I had a very interesting conversation with one of our finest young theatre artists at the start of the week. We disagreed on dying. I would suggest that everything – including the organisations that we build (commercial and cultural) have a life cycle (as opposed to a trajectory with no end point) We struggle, we grow, we peak, we decline and we die. Culturally, we are not good at accepting this and certainly not good at talking about it. The real problem is that when an organisation or a talent becomes completely dependent on funding, and consequently the funding body becomes dependent on the continued existence of the organisation/talent in its current form to justify their own existence we end up with zombies: unstoppable, insatiable, and deathly.
There’s nothing wrong with dying. We need to accept that the vision behind an organisation is time bound. It will succeed at some point, and at that point it must be replaced, re-imagined. If the infrastructure of the organisation is capable of supporting the new vision then great, if not then it too needs to be replaced.
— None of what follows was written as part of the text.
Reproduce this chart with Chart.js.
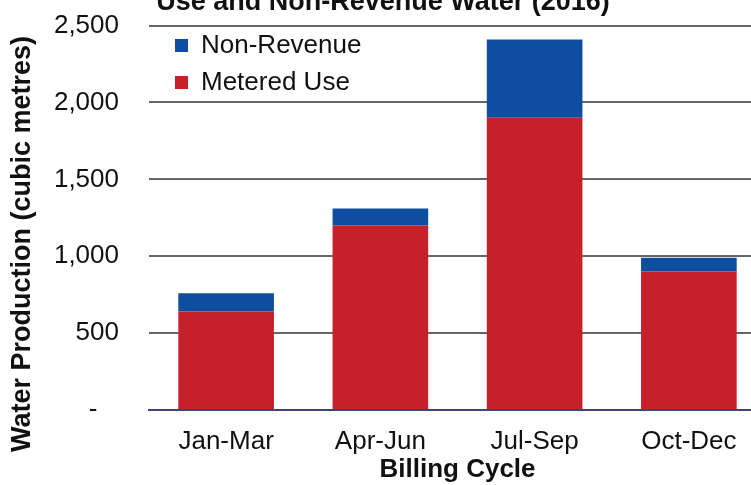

Apple is always a great example. They’ve been around for most of my working life. But what is Apple? They used to make computers and very expensive computer peripherals. Then they made music players, then they redefined the entire music industry, then they made phones. now they’re designing cars. What is apple? (Simon Sinek is worth watching on this).
I would suggest that every creative career, every cultural organisation should be prepared to die. Again and again. To admit that its core vision has been realised (or not realised) that its mission has run its course. To shut its doors (literally and metaphorically) and start the exciting process of re-invention. Think of the freedom in that.
As my 17 year old daughter said recently: “Just because you have one life doesn’t mean you have to live it one way”.